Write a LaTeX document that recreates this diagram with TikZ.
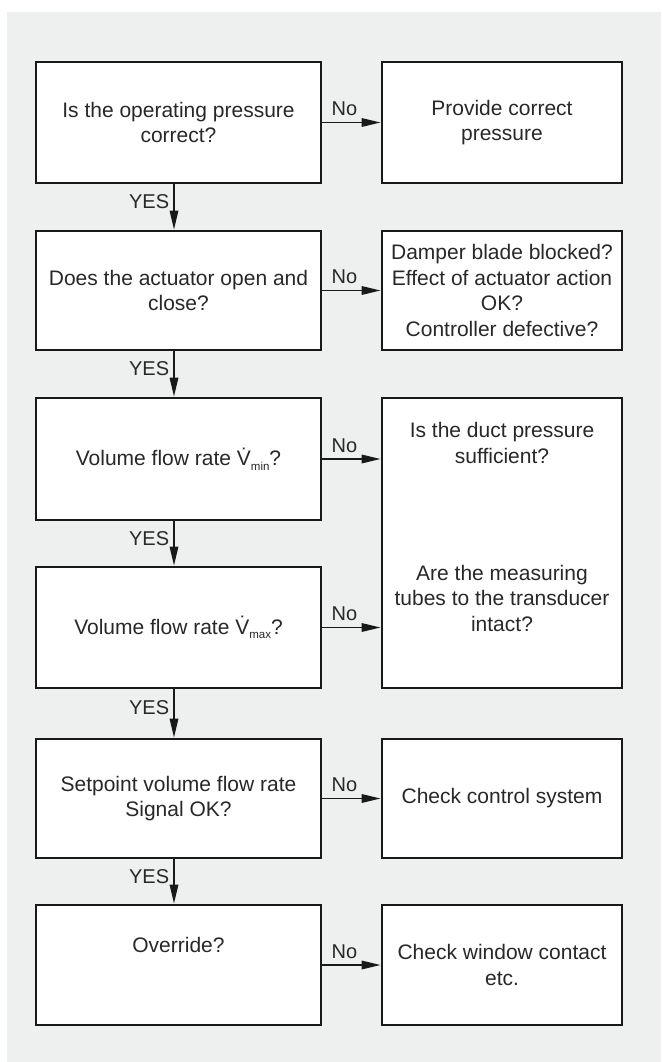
\documentclass[tikz,border=0pt]{standalone}
\usepackage{fontspec}
\setmainfont{Liberation Sans}
\usetikzlibrary{arrows.meta}
\definecolor{bg}{RGB}{238,240,240}
\definecolor{txt}{RGB}{40,40,40}
\definecolor{ln}{RGB}{25,25,25}
\newcommand\Vdot{\.{V}}
\newcommand\lowsub[1]{\raisebox{-4.5pt}{\fontsize{11.5}{11.5}\selectfont #1}}
\begin{document}
\begin{tikzpicture}[x=1pt,y=-1pt,
  box/.style={draw=ln, line width=2.8pt, fill=white, text=txt, align=center,
    font=\fontsize{21}{25.5}\selectfont, inner sep=0pt},
  lbox/.style={box, minimum width=285pt},
  rbox/.style={box, minimum width=240pt},
  plain/.style={text=txt, align=center, font=\fontsize{21}{25.5}\selectfont, inner sep=0pt},
  arr/.style={draw=ln, line width=1.7pt, -{Triangle[length=19pt,width=8.5pt]}},
  lab/.style={text=txt, font=\fontsize{20}{22}\selectfont, inner sep=0pt},
  nolab/.style={lab, anchor=base, pos=0.38, yshift=7pt},
  yeslab/.style={lab, anchor=east, pos=0.385, xshift=-4pt},
]
\fill[white] (0,0) rectangle (661,1062);
\fill[bg] (7,12) rectangle (661,1062);
\useasboundingbox (0,0) rectangle (661,1062);

\node[lbox, minimum height=121pt] (q1) at (178.5,122.5) {Is the operating pressure\\correct?};
\node[rbox, minimum height=121pt] (a1) at (502,122.5) {Provide correct\\pressure};
\node[lbox, minimum height=119pt] (q2) at (178.5,290.5) {Does the actuator open and\\close?};
\node[rbox, minimum height=119pt] (a2) at (502,290.5) {Damper blade blocked?\\Effect of actuator action\\OK?\\Controller defective?};
\node[lbox, minimum height=122pt] (q3) at (178.5,459) {Volume flow rate \Vdot\lowsub{min}?};
\node[lbox, minimum height=121pt] (q4) at (178.5,627.5) {Volume flow rate \Vdot\lowsub{max}?};
\node[rbox, minimum height=290pt] (a34) at (502,543) {};
\node[plain] (a34t1) at (502,443) {Is the duct pressure\\sufficient?};
\node[plain] (a34t2) at (502,598) {Are the measuring\\tubes to the transducer\\intact?};
\node[lbox, minimum height=119pt] (q5) at (178.5,798.5) {Setpoint volume flow rate\\Signal OK?};
\node[rbox, minimum height=119pt] (a5) at (502,798.5) {Check control system};
\node[lbox, minimum height=120pt] (q6) at (178.5,965) {};
\node[plain] (q6t) at (178.5,945) {Override?};
\node[rbox, minimum height=120pt] (a6) at (502,965) {Check window contact\\etc.};

\draw[arr] (q1) -- node[nolab]{No} (a1);
\draw[arr] (q2) -- node[nolab]{No} (a2);
\draw[arr] (q3.east) -- node[nolab]{No} (q3.east -| a34.west);
\draw[arr] (q4.east) -- node[nolab]{No} (q4.east -| a34.west);
\draw[arr] (q5) -- node[nolab]{No} (a5);
\draw[arr] (q6) -- node[nolab]{No} (a6);

\draw[arr] ([xshift=-4.5pt]q1.south) -- node[yeslab]{YES} ([xshift=-4.5pt]q2.north);
\draw[arr] ([xshift=-4.5pt]q2.south) -- node[yeslab]{YES} ([xshift=-4.5pt]q3.north);
\draw[arr] ([xshift=-4.5pt]q3.south) -- node[yeslab]{YES} ([xshift=-4.5pt]q4.north);
\draw[arr] ([xshift=-4.5pt]q4.south) -- node[yeslab]{YES} ([xshift=-4.5pt]q5.north);
\draw[arr] ([xshift=-4.5pt]q5.south) -- node[yeslab]{YES} ([xshift=-4.5pt]q6.north);
\end{tikzpicture}
\end{document}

**DIRECTIONS FOR THIS TASK:** All of the data above should be quoted exactly, except for the pictures.

**TASK SOLUTION:**
Write a LaTeX document that recreates this diagram with TikZ.
\documentclass[tikz,border=0pt]{standalone}
\usepackage{fontspec}
\setmainfont{Liberation Sans}
\usetikzlibrary{arrows.meta}
\definecolor{bg}{RGB}{238,240,240}
\definecolor{txt}{RGB}{40,40,40}
\definecolor{ln}{RGB}{25,25,25}
\newcommand\Vdot{\.{V}}
\newcommand\lowsub[1]{\raisebox{-4.5pt}{\fontsize{11.5}{11.5}\selectfont #1}}
\begin{document}
\begin{tikzpicture}[x=1pt,y=-1pt,
  box/.style={draw=ln, line width=2.8pt, fill=white, text=txt, align=center,
    font=\fontsize{21}{25.5}\selectfont, inner sep=0pt},
  lbox/.style={box, minimum width=285pt},
  rbox/.style={box, minimum width=240pt},
  plain/.style={text=txt, align=center, font=\fontsize{21}{25.5}\selectfont, inner sep=0pt},
  arr/.style={draw=ln, line width=1.7pt, -{Triangle[length=19pt,width=8.5pt]}},
  lab/.style={text=txt, font=\fontsize{20}{22}\selectfont, inner sep=0pt},
  nolab/.style={lab, anchor=base, pos=0.38, yshift=7pt},
  yeslab/.style={lab, anchor=east, pos=0.385, xshift=-4pt},
]
\fill[white] (0,0) rectangle (661,1062);
\fill[bg] (7,12) rectangle (661,1062);
\useasboundingbox (0,0) rectangle (661,1062);

\node[lbox, minimum height=121pt] (q1) at (178.5,122.5) {Is the operating pressure\\correct?};
\node[rbox, minimum height=121pt] (a1) at (502,122.5) {Provide correct\\pressure};
\node[lbox, minimum height=119pt] (q2) at (178.5,290.5) {Does the actuator open and\\close?};
\node[rbox, minimum height=119pt] (a2) at (502,290.5) {Damper blade blocked?\\Effect of actuator action\\OK?\\Controller defective?};
\node[lbox, minimum height=122pt] (q3) at (178.5,459) {Volume flow rate \Vdot\lowsub{min}?};
\node[lbox, minimum height=121pt] (q4) at (178.5,627.5) {Volume flow rate \Vdot\lowsub{max}?};
\node[rbox, minimum height=290pt] (a34) at (502,543) {};
\node[plain] (a34t1) at (502,443) {Is the duct pressure\\sufficient?};
\node[plain] (a34t2) at (502,598) {Are the measuring\\tubes to the transducer\\intact?};
\node[lbox, minimum height=119pt] (q5) at (178.5,798.5) {Setpoint volume flow rate\\Signal OK?};
\node[rbox, minimum height=119pt] (a5) at (502,798.5) {Check control system};
\node[lbox, minimum height=120pt] (q6) at (178.5,965) {};
\node[plain] (q6t) at (178.5,945) {Override?};
\node[rbox, minimum height=120pt] (a6) at (502,965) {Check window contact\\etc.};

\draw[arr] (q1) -- node[nolab]{No} (a1);
\draw[arr] (q2) -- node[nolab]{No} (a2);
\draw[arr] (q3.east) -- node[nolab]{No} (q3.east -| a34.west);
\draw[arr] (q4.east) -- node[nolab]{No} (q4.east -| a34.west);
\draw[arr] (q5) -- node[nolab]{No} (a5);
\draw[arr] (q6) -- node[nolab]{No} (a6);

\draw[arr] ([xshift=-4.5pt]q1.south) -- node[yeslab]{YES} ([xshift=-4.5pt]q2.north);
\draw[arr] ([xshift=-4.5pt]q2.south) -- node[yeslab]{YES} ([xshift=-4.5pt]q3.north);
\draw[arr] ([xshift=-4.5pt]q3.south) -- node[yeslab]{YES} ([xshift=-4.5pt]q4.north);
\draw[arr] ([xshift=-4.5pt]q4.south) -- node[yeslab]{YES} ([xshift=-4.5pt]q5.north);
\draw[arr] ([xshift=-4.5pt]q5.south) -- node[yeslab]{YES} ([xshift=-4.5pt]q6.north);
\end{tikzpicture}
\end{document}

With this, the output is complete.